Don't get mad, get airborne
FAIRBANKS, ALASKA — I am telling you this embarrassing story because I don't want what happened to me to happen to you.
Sitting in the Seattle airport waiting for my plane recently, I decided to run out to the bookstore. My husband had our boarding passes in his pocket.
When I came back through security, the screener asked to see my boarding pass. I showed her my ticket but told her my husband had our boarding passes. She told me to go back to the airline to get a boarding pass. I did.
The line was so long I feared I would miss my plane. "You're an idiot to have made me go through that," I said to the screener as I handed her the new boarding pass.
I was wrong. I was rude.
The screener blew her whistle. A uniformed guard took me away. "Do I look like a terrorist?" I asked him.

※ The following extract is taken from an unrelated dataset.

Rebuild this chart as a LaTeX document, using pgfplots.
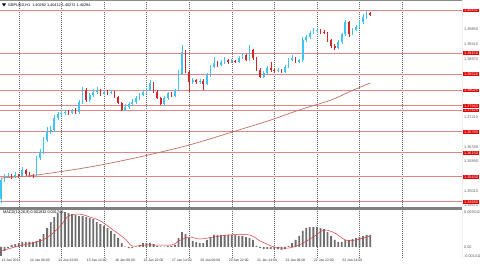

That question pressed his hot button. "Are you telling me we should be doing racial profiling?"
He handed me over to the security supervisor.

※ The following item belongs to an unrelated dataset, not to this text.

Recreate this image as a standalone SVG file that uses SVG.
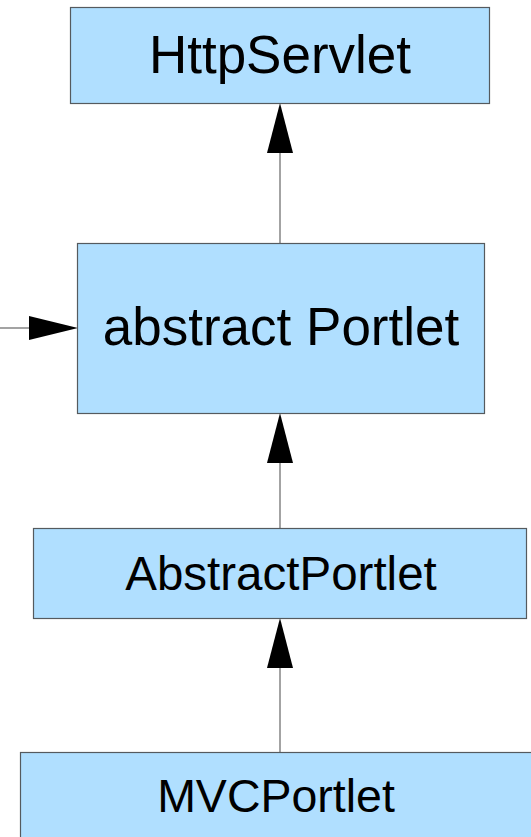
<svg xmlns="http://www.w3.org/2000/svg" width="531" height="837" viewBox="0 0 531 837">
<style>
.box{fill:#b0dfff;stroke:#555a5e;stroke-width:1.2}
.lbl{font-family:"Liberation Sans",Arial,sans-serif;fill:#000;text-anchor:middle}
.ln{stroke:#666;stroke-width:1.2;fill:none}
.ah{fill:#000}
</style>
<rect width="531" height="837" fill="#fff"/>
<g id="connectors">
<line class="ln" x1="280" y1="243" x2="280" y2="150"/>
<polygon class="ah" points="280,103 293,153 267,153"/>
<line class="ln" x1="280" y1="528" x2="280" y2="460"/>
<polygon class="ah" points="280,413 293,463 267,463"/>
<line class="ln" x1="280" y1="752" x2="280" y2="665"/>
<polygon class="ah" points="280,618 293,668 267,668"/>
<line class="ln" x1="0" y1="328" x2="32" y2="328"/>
<polygon class="ah" points="78,328 29,316 29,340"/>
</g>
<g id="httpservlet">
<rect class="box" x="70.5" y="7.5" width="419" height="96"/>
<text class="lbl" x="280" y="73" font-size="53">HttpServlet</text>
</g>
<g id="abstract-portlet">
<rect class="box" x="77.5" y="243.5" width="407" height="170"/>
<text class="lbl" x="281" y="345" font-size="53">abstract Portlet</text>
</g>
<g id="AbstractPortlet">
<rect class="box" x="33.5" y="528.5" width="493" height="90"/>
<text class="lbl" x="281" y="590" font-size="47.5">AbstractPortlet</text>
</g>
<g id="mvcportlet">
<rect class="box" x="20.5" y="752.5" width="520" height="100"/>
<text class="lbl" x="276" y="812" font-size="46.5">MVCPortlet</text>
</g>
</svg>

"I have a mind to prevent you from getting on a plane," the guy said to me. "You can get home anyway you can."
Alaska Airlines is the only carrier that flies from Seattle to Fairbanks. The drive up the Alaska Highway is 2,313 miles.
The security supervisor told me he could bar me from flying for life. He said he had just barred from flying home a man who had called him a "jerk." When I didn't say anything, he gave me permission to speak to him without fear of repercussions. We had a human moment. He let me on my plane.
"The screeners will expect me to ground you," he explained. "They are going to be mad at me."
Airport security, I realized, is just another bureaucracy. Its purpose, protecting passengers, is sometimes displaced by the internal goal of protecting the bureaucrats.
The situation is going to get worse. The new Transportation Security Administration has started to take over security and is increasing the confusion, airport managers tell me. New laws have been enacted that aren't posted in any airport I've been in. Let me warn you:
"Section 1540.109 is a new requirement prohibiting any person from interfering with, assaulting, threatening or intimidating screening personnel in the performance of their duties." (Federal Register, Feb. 22, 2002)
"Raising your voice to a screener," said the Seattle security agent I called the next day, is "intimidation."
It's a judgment call.
This is not to excuse rudeness. Some passengers curse out screeners, even assault them. The point is that these new security procedures were rushed in without much thought. Now we are experiencing the problems, the confusions. We need a national commission to examine airline security.
Many people are distressed because they are subjected to intimate body searches and irritating delays while they see glaring holes in security.
A passenger in the Birmingham International Airport told a friend in line that "security was so lousy he would be able to get through with a bomb in his pants," according to an April 10 story in USA Today.
A screener overheard him and called the police. Both were arrested for disorderly conduct.
A national commission could examine ways to make flying less stressful and improve security in the process. A relaxed, friendly style can actually serve a useful security purpose.
I just returned from a trip to New Orleans, changing planes in Seattle. I was struck by the difference in airport cultures. In Seattle, none of the screeners talked to you or smiled. Every two minutes (I timed it), the loudspeaker broadcast an irritating announcement, such as "unattended baggage presents a security risk and could be confiscated or destroyed."
In New Orleans, the security check was actually a lot more thorough (maybe because they are still embarrassed about missing a loaded gun last October). But the screeners talked to people.
Talking is a security strategy the Israeli airline, El Al, uses; many European airports have adopted the idea. The human eye and brain catch oddities that metal detectors do not.
In New Orleans, I was chosen for the wand. I had to spread my arms and legs and discuss the fasteners on my brassiere. But jazz flowed through the airport speakers, putting us all in a mellow mood. The screeners gave the same warnings they gave up north, but with southern charm.
"Now you take real good care of your bags, hear? Don't let anybody give you anything."
Who could get mad?
Judith Kleinfeld is professor of psychology at the University of Alaska and the author of books and articles on the cultures of schools.